-- start Data section --

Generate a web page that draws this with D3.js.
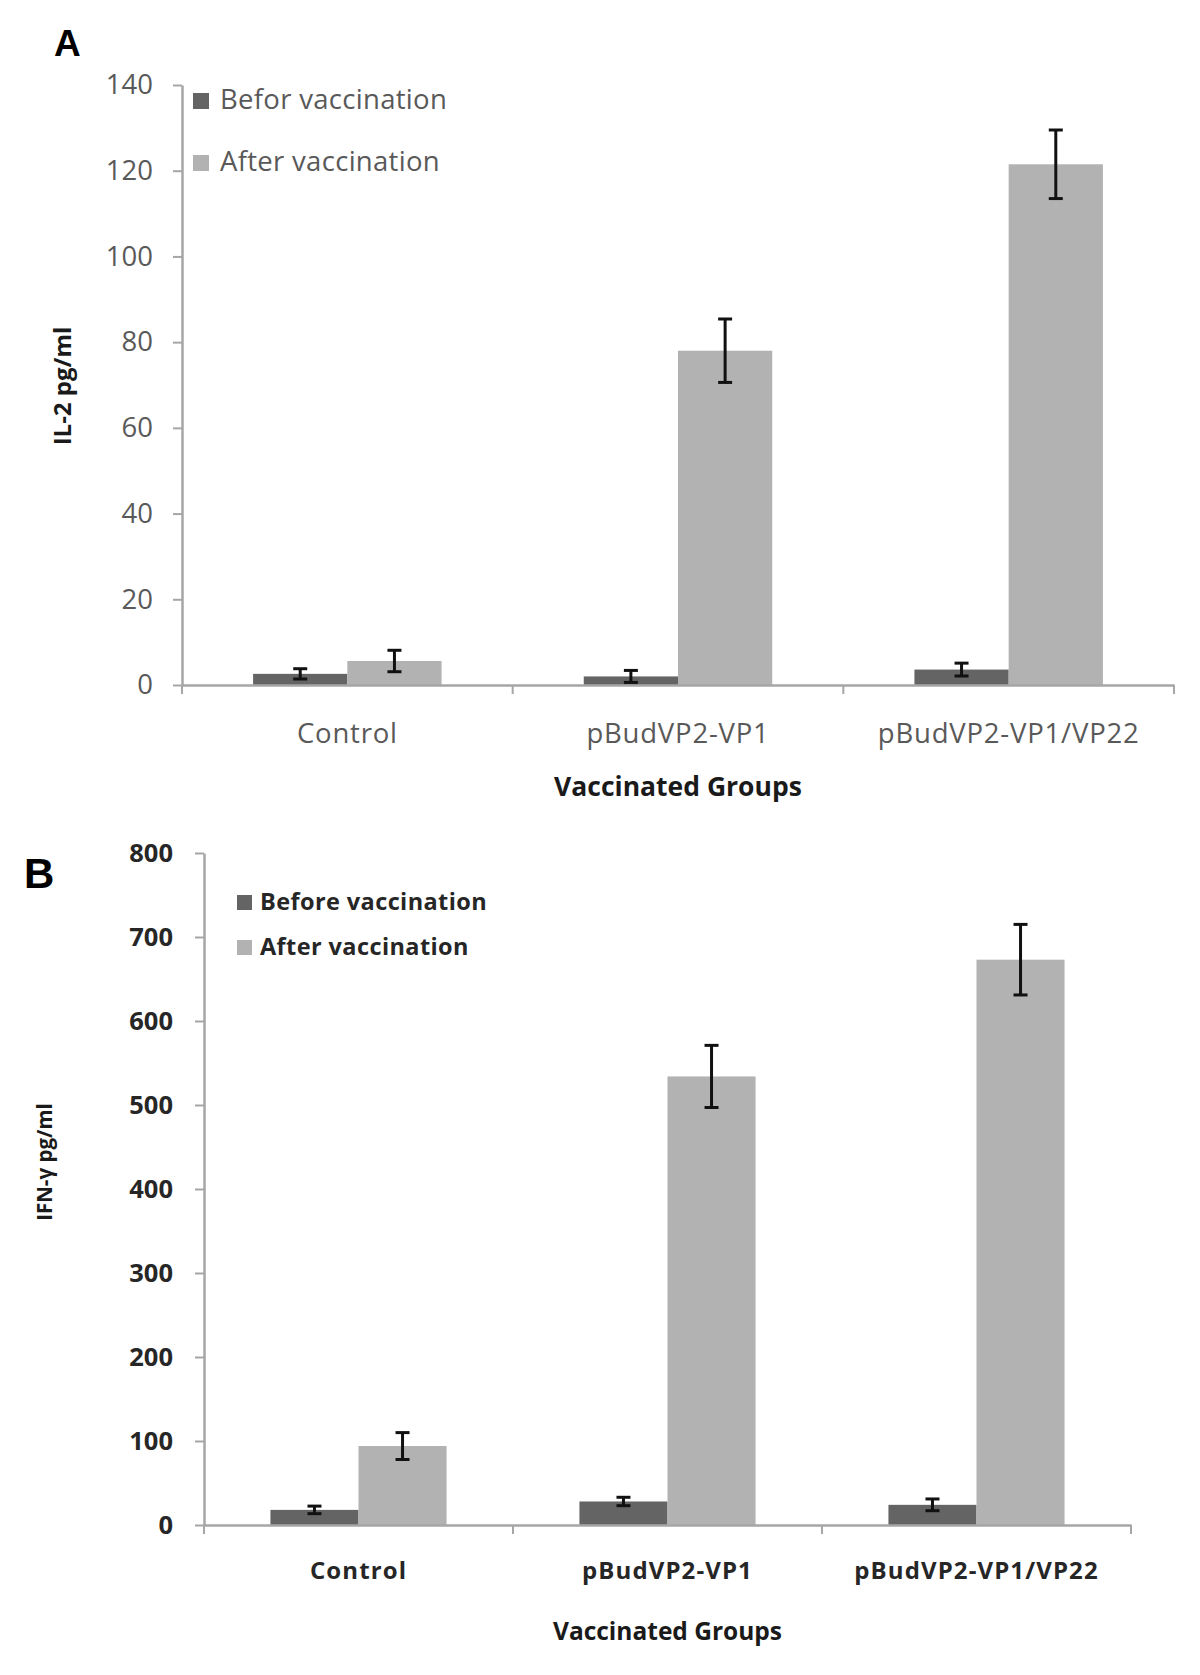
<!DOCTYPE html>
<html><head><meta charset="utf-8">
<script src="https://cdn.jsdelivr.net/npm/d3@7"></script>
<style>body{margin:0;background:#fff}svg{display:block}</style>
</head><body>
<svg id="c" width="1200" height="1675"></svg>
<script>
const categories = ["Control", "pBudVP2-VP1", "pBudVP2-VP1/VP22"];
const seriesNamesA = ["Befor vaccination", "After vaccination"];
const seriesNamesB = ["Before vaccination", "After vaccination"];
const il2Before = [2.6, 2.0, 3.6];
const il2BeforeErr = [1.2, 1.4, 1.5];
const il2After = [5.6, 78, 121.5];
const il2AfterErr = [2.5, 7.4, 8];
const ifnBefore = [18, 28, 24];
const ifnBeforeErr = [4.5, 5, 7];
const ifnAfter = [94, 534, 673];
const ifnAfterErr = [16, 37, 42];
const il2Ticks = [0, 20, 40, 60, 80, 100, 120, 140];
const ifnTicks = [0, 100, 200, 300, 400, 500, 600, 700, 800];
const colors = ["#646464", "#b2b2b2"];

const svg = d3.select("#c");

function panel(o) {
  const g = svg.append("g");
  const x = d3.scaleBand().domain(categories).range([o.x0, o.x1]).padding(0);
  const bw = x.bandwidth();
  const xs = d3.scaleBand().domain([0, 1]).range([bw * 0.215, bw * 0.785]).padding(0);
  const y = d3.scaleLinear().domain([0, o.max]).range([o.y0, o.y1]);

  // y axis
  const ya = g.append("g").attr("transform", `translate(${o.x0},0)`)
    .call(d3.axisLeft(y).tickValues(o.ticks).tickSize(9).tickPadding(o.tickPad).tickSizeOuter(0));
  ya.select(".domain").attr("stroke", "#a6a6a6").attr("stroke-width", 2.5);
  ya.selectAll(".tick line").attr("stroke", "#a6a6a6").attr("stroke-width", 2);
  ya.selectAll(".tick text").attr("font-family", "'Open Sans'").attr("font-size", o.tickFs)
    .attr("font-weight", o.bold ? 700 : 400).attr("fill", o.txt);

  // bars
  const data = [];
  categories.forEach((c, i) => {
    data.push({c, s: 0, v: o.before[i], e: o.beforeErr[i]});
    data.push({c, s: 1, v: o.after[i], e: o.afterErr[i]});
  });
  g.selectAll("rect.bar").data(data).join("rect").attr("class", "bar")
    .attr("x", d => x(d.c) + xs(d.s)).attr("width", xs.bandwidth())
    .attr("y", d => y(d.v)).attr("height", d => y(0) - y(d.v))
    .attr("fill", d => colors[d.s]);

  // x axis
  const xa = g.append("g").attr("transform", `translate(0,${o.y0})`)
    .call(d3.axisBottom(x).tickSize(0).tickPadding(o.xPad));
  xa.select(".domain").attr("stroke", "#a6a6a6").attr("stroke-width", 2.5);
  xa.selectAll(".tick text").attr("font-family", "'Open Sans'").attr("font-size", o.xFs)
    .attr("letter-spacing", o.xLs)
    .attr("font-weight", o.bold ? 700 : 400).attr("fill", o.txt);
  const bounds = categories.map(c => x(c)).concat([o.x1]);
  g.selectAll("line.bt").data(bounds).join("line").attr("class", "bt")
    .attr("x1", d => d).attr("x2", d => d).attr("y1", o.y0).attr("y2", o.y0 + 9)
    .attr("stroke", "#a6a6a6").attr("stroke-width", 2);

  // error bars
  const eb = g.selectAll("g.eb").data(data).join("g").attr("class", "eb")
    .attr("transform", d => `translate(${x(d.c) + xs(d.s) + xs.bandwidth() / 2},0)`);
  eb.append("line").attr("y1", d => y(d.v + d.e)).attr("y2", d => y(d.v - d.e))
    .attr("stroke", "#111").attr("stroke-width", 3);
  eb.append("line").attr("x1", -7).attr("x2", 7).attr("y1", d => y(d.v + d.e)).attr("y2", d => y(d.v + d.e))
    .attr("stroke", "#111").attr("stroke-width", 3);
  eb.append("line").attr("x1", -7).attr("x2", 7).attr("y1", d => y(d.v - d.e)).attr("y2", d => y(d.v - d.e))
    .attr("stroke", "#111").attr("stroke-width", 3);

  // legend
  o.names.forEach((n, i) => {
    const ly = o.legY[i];
    g.append("rect").attr("x", o.legX).attr("y", ly - o.sq).attr("width", o.sq).attr("height", o.sq).attr("fill", colors[i]);
    g.append("text").attr("x", o.legX + o.sq + o.legGap).attr("y", ly)
      .attr("font-family", "'Open Sans'").attr("font-size", o.legFs).attr("font-weight", o.bold ? 700 : 400)
      .attr("letter-spacing", o.legLs)
      .attr("fill", o.txt).text(n);
  });

  // titles
  g.append("text").attr("transform", `translate(${o.ytX},${o.ytY}) rotate(-90)`).attr("text-anchor", "middle")
    .attr("dominant-baseline", "central")
    .attr("font-family", "'Open Sans'").attr("font-weight", 700).attr("font-size", o.ytFs).attr("fill", "#1a1a1a").text(o.yTitle);
  g.append("text").attr("x", (o.x0 + o.x1) / 2).attr("y", o.xtY).attr("text-anchor", "middle")
    .attr("font-family", "'Open Sans'").attr("font-weight", 700).attr("font-size", o.xtFs).attr("fill", "#1a1a1a").text("Vaccinated Groups");
  g.append("text").attr("x", o.lblX).attr("y", o.lblY)
    .attr("font-family", "'Liberation Sans'").attr("font-weight", 700).attr("font-size", o.lblFs).attr("fill", "#000").text(o.lbl);
}

panel({
  x0: 182, x1: 1174, y0: 685, y1: 85, max: 140, ticks: il2Ticks,
  before: il2Before, beforeErr: il2BeforeErr, after: il2After, afterErr: il2AfterErr,
  bold: false, txt: "#595959", tickFs: 27.5, tickPad: 20, xFs: 27.5, xPad: 38, xLs: 0.8,
  names: seriesNamesA, legX: 193, legY: [109, 171], sq: 16, legGap: 11, legFs: 27.5, legLs: 0.3,
  yTitle: "IL-2 pg/ml", ytX: 61, ytY: 386, ytFs: 24, xtY: 796, xtFs: 26.5,
  lbl: "A", lblX: 54, lblY: 56, lblFs: 37
});

panel({
  x0: 204, x1: 1131, y0: 1525, y1: 853, max: 800, ticks: ifnTicks,
  before: ifnBefore, beforeErr: ifnBeforeErr, after: ifnAfter, afterErr: ifnAfterErr,
  bold: true, txt: "#262626", tickFs: 25.5, tickPad: 22, xFs: 24, xLs: 1.1, xPad: 37,
  names: seriesNamesB, legX: 237, legY: [910, 955], sq: 15, legGap: 8, legFs: 23.5, legLs: 0.4,
  yTitle: "IFN-γ pg/ml", ytX: 44, ytY: 1162, ytFs: 20.5, xtY: 1640, xtFs: 24.5,
  lbl: "B", lblX: 24, lblY: 888, lblFs: 42
});
</script>
</body></html>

-- end Data section --

From the material above, copy everything exactly but the pictures.

§ Correct output
Generate a web page that draws this with D3.js.
<!DOCTYPE html>
<html><head><meta charset="utf-8">
<script src="https://cdn.jsdelivr.net/npm/d3@7"></script>
<style>body{margin:0;background:#fff}svg{display:block}</style>
</head><body>
<svg id="c" width="1200" height="1675"></svg>
<script>
const categories = ["Control", "pBudVP2-VP1", "pBudVP2-VP1/VP22"];
const seriesNamesA = ["Befor vaccination", "After vaccination"];
const seriesNamesB = ["Before vaccination", "After vaccination"];
const il2Before = [2.6, 2.0, 3.6];
const il2BeforeErr = [1.2, 1.4, 1.5];
const il2After = [5.6, 78, 121.5];
const il2AfterErr = [2.5, 7.4, 8];
const ifnBefore = [18, 28, 24];
const ifnBeforeErr = [4.5, 5, 7];
const ifnAfter = [94, 534, 673];
const ifnAfterErr = [16, 37, 42];
const il2Ticks = [0, 20, 40, 60, 80, 100, 120, 140];
const ifnTicks = [0, 100, 200, 300, 400, 500, 600, 700, 800];
const colors = ["#646464", "#b2b2b2"];

const svg = d3.select("#c");

function panel(o) {
  const g = svg.append("g");
  const x = d3.scaleBand().domain(categories).range([o.x0, o.x1]).padding(0);
  const bw = x.bandwidth();
  const xs = d3.scaleBand().domain([0, 1]).range([bw * 0.215, bw * 0.785]).padding(0);
  const y = d3.scaleLinear().domain([0, o.max]).range([o.y0, o.y1]);

  // y axis
  const ya = g.append("g").attr("transform", `translate(${o.x0},0)`)
    .call(d3.axisLeft(y).tickValues(o.ticks).tickSize(9).tickPadding(o.tickPad).tickSizeOuter(0));
  ya.select(".domain").attr("stroke", "#a6a6a6").attr("stroke-width", 2.5);
  ya.selectAll(".tick line").attr("stroke", "#a6a6a6").attr("stroke-width", 2);
  ya.selectAll(".tick text").attr("font-family", "'Open Sans'").attr("font-size", o.tickFs)
    .attr("font-weight", o.bold ? 700 : 400).attr("fill", o.txt);

  // bars
  const data = [];
  categories.forEach((c, i) => {
    data.push({c, s: 0, v: o.before[i], e: o.beforeErr[i]});
    data.push({c, s: 1, v: o.after[i], e: o.afterErr[i]});
  });
  g.selectAll("rect.bar").data(data).join("rect").attr("class", "bar")
    .attr("x", d => x(d.c) + xs(d.s)).attr("width", xs.bandwidth())
    .attr("y", d => y(d.v)).attr("height", d => y(0) - y(d.v))
    .attr("fill", d => colors[d.s]);

  // x axis
  const xa = g.append("g").attr("transform", `translate(0,${o.y0})`)
    .call(d3.axisBottom(x).tickSize(0).tickPadding(o.xPad));
  xa.select(".domain").attr("stroke", "#a6a6a6").attr("stroke-width", 2.5);
  xa.selectAll(".tick text").attr("font-family", "'Open Sans'").attr("font-size", o.xFs)
    .attr("letter-spacing", o.xLs)
    .attr("font-weight", o.bold ? 700 : 400).attr("fill", o.txt);
  const bounds = categories.map(c => x(c)).concat([o.x1]);
  g.selectAll("line.bt").data(bounds).join("line").attr("class", "bt")
    .attr("x1", d => d).attr("x2", d => d).attr("y1", o.y0).attr("y2", o.y0 + 9)
    .attr("stroke", "#a6a6a6").attr("stroke-width", 2);

  // error bars
  const eb = g.selectAll("g.eb").data(data).join("g").attr("class", "eb")
    .attr("transform", d => `translate(${x(d.c) + xs(d.s) + xs.bandwidth() / 2},0)`);
  eb.append("line").attr("y1", d => y(d.v + d.e)).attr("y2", d => y(d.v - d.e))
    .attr("stroke", "#111").attr("stroke-width", 3);
  eb.append("line").attr("x1", -7).attr("x2", 7).attr("y1", d => y(d.v + d.e)).attr("y2", d => y(d.v + d.e))
    .attr("stroke", "#111").attr("stroke-width", 3);
  eb.append("line").attr("x1", -7).attr("x2", 7).attr("y1", d => y(d.v - d.e)).attr("y2", d => y(d.v - d.e))
    .attr("stroke", "#111").attr("stroke-width", 3);

  // legend
  o.names.forEach((n, i) => {
    const ly = o.legY[i];
    g.append("rect").attr("x", o.legX).attr("y", ly - o.sq).attr("width", o.sq).attr("height", o.sq).attr("fill", colors[i]);
    g.append("text").attr("x", o.legX + o.sq + o.legGap).attr("y", ly)
      .attr("font-family", "'Open Sans'").attr("font-size", o.legFs).attr("font-weight", o.bold ? 700 : 400)
      .attr("letter-spacing", o.legLs)
      .attr("fill", o.txt).text(n);
  });

  // titles
  g.append("text").attr("transform", `translate(${o.ytX},${o.ytY}) rotate(-90)`).attr("text-anchor", "middle")
    .attr("dominant-baseline", "central")
    .attr("font-family", "'Open Sans'").attr("font-weight", 700).attr("font-size", o.ytFs).attr("fill", "#1a1a1a").text(o.yTitle);
  g.append("text").attr("x", (o.x0 + o.x1) / 2).attr("y", o.xtY).attr("text-anchor", "middle")
    .attr("font-family", "'Open Sans'").attr("font-weight", 700).attr("font-size", o.xtFs).attr("fill", "#1a1a1a").text("Vaccinated Groups");
  g.append("text").attr("x", o.lblX).attr("y", o.lblY)
    .attr("font-family", "'Liberation Sans'").attr("font-weight", 700).attr("font-size", o.lblFs).attr("fill", "#000").text(o.lbl);
}

panel({
  x0: 182, x1: 1174, y0: 685, y1: 85, max: 140, ticks: il2Ticks,
  before: il2Before, beforeErr: il2BeforeErr, after: il2After, afterErr: il2AfterErr,
  bold: false, txt: "#595959", tickFs: 27.5, tickPad: 20, xFs: 27.5, xPad: 38, xLs: 0.8,
  names: seriesNamesA, legX: 193, legY: [109, 171], sq: 16, legGap: 11, legFs: 27.5, legLs: 0.3,
  yTitle: "IL-2 pg/ml", ytX: 61, ytY: 386, ytFs: 24, xtY: 796, xtFs: 26.5,
  lbl: "A", lblX: 54, lblY: 56, lblFs: 37
});

panel({
  x0: 204, x1: 1131, y0: 1525, y1: 853, max: 800, ticks: ifnTicks,
  before: ifnBefore, beforeErr: ifnBeforeErr, after: ifnAfter, afterErr: ifnAfterErr,
  bold: true, txt: "#262626", tickFs: 25.5, tickPad: 22, xFs: 24, xLs: 1.1, xPad: 37,
  names: seriesNamesB, legX: 237, legY: [910, 955], sq: 15, legGap: 8, legFs: 23.5, legLs: 0.4,
  yTitle: "IFN-γ pg/ml", ytX: 44, ytY: 1162, ytFs: 20.5, xtY: 1640, xtFs: 24.5,
  lbl: "B", lblX: 24, lblY: 888, lblFs: 42
});
</script>
</body></html>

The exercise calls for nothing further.